Picture by César Kano

Best times to shoot

“Any time of day is good for taking photos,” says César. Especially considering that travel time is limited and you’ll want to visit as many places as possible before returning home. That’s why it’s important to organize your days carefully and think ahead about the light you’d like in each specific location. Naturally, “in terms of light quality, dawn and dusk are the best times to capture the landscape in all its splendor and chromatic charm.” So try to plan your day around these “golden hours” and specific locations.

Picture by César Kano

Tips for shooting in adverse conditions

Even with the best planning, you’ll encounter less-than-ideal situations. Travel photography often presents challenges in terms of lighting and weather conditions, so you’ll need to improvise and adapt.

César shares some practical tips for these situations: “If we have low light, we’ll need to increase the ISO to achieve adequate exposure and avoid blurry photos.” On the other hand, with very bright light, “we need to play with the aperture to regulate the light intake.” Always keep an eye on the light-shadow contrast, so as not to lose the details of the shot.

Another challenging condition is crowded places, making it difficult to take clear, clean photos. To get that classic “postcard shot”, consider shooting early in the morning, late in the evening, or (if possible) at night when there are usually fewer people around. Alternatively, use a tripod, ND filters to reduce light, slow shutter speeds (long exposure), and a closed aperture to maximize exposure and make moving people disappear from the frame.

Picture by César Kano

Photo composition

The essence of composition in travel photography revolves around the concepts of lines, colors, and visual balance. The photographer emphasizes that “clichés aside, composition is fundamental when taking more daring, personal, unique, and emotional photos.” During his tours, César encourages participants to seek different points of view, take less conventional landscape shots, and try to reveal the essence of the place through its characteristic elements.

Among the fundamental composition techniques is the Rule of Thirds, useful for organizing subjects in the frame using lines and geometric shapes. This creates interesting and balanced images, filling the frame in a visually pleasing way. You can also play with effects like bokeh for out-of-focus elements and patterns. Proportions, shadows, and colors play an important role in achieving harmony and detail in travel photographs. Using these rules, you can develop a personal and captivating photographic style.

Picture by César Kano

After the trip: Photo editing

Editing is important for enhancing photos, but César warns against distorting reality. The goal is to achieve the desired results with minimal post-processing, maintaining the honesty and integrity of travel photography. For mobile devices, the photographer uses TikTok for videos and Google Photos for editing. On the computer, he prefers Photoshop with Camera RAW. For beginners, he recommends using Lightroom for its simplicity. Finally, always remember to shoot in RAW format for greater editing flexibility.

Picture by César Kano

Now it’s your turn

Try César’s expert tips during your next photography trip, improve your skills, and capture unforgettable moments. Remember: preparation and flexibility are necessary to take unique images in different environments.
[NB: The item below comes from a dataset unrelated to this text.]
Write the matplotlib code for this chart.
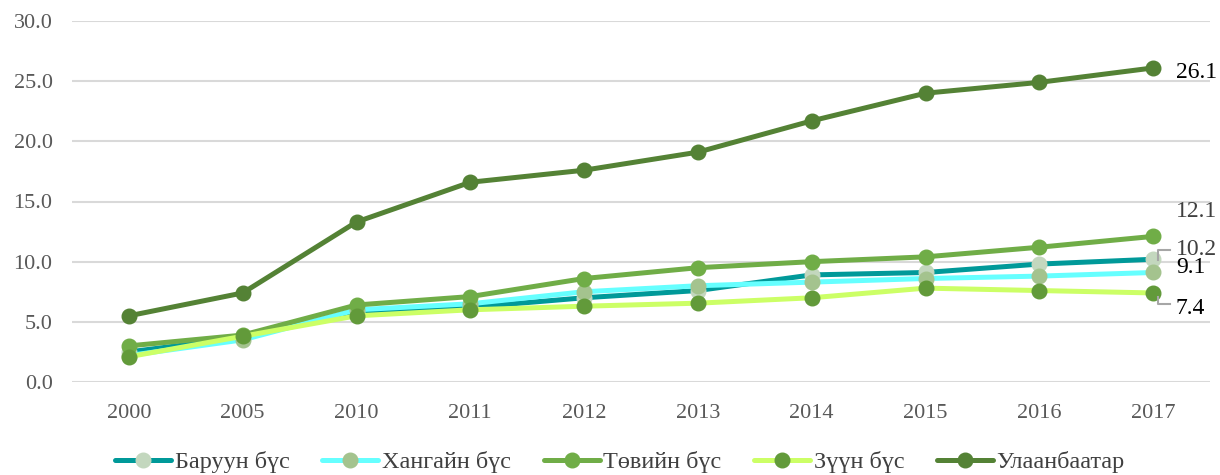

You can also continue to improve by joining a travel photography experience. A photography tour focuses on providing optimal times, places, and opportunities to capture the best scenes. Participants receive advice on the necessary equipment, appropriate clothing, and ongoing support from professional photographers. These tours offer dedicated photography times, fostering collaboration and sharing experiences among participants and with the guide.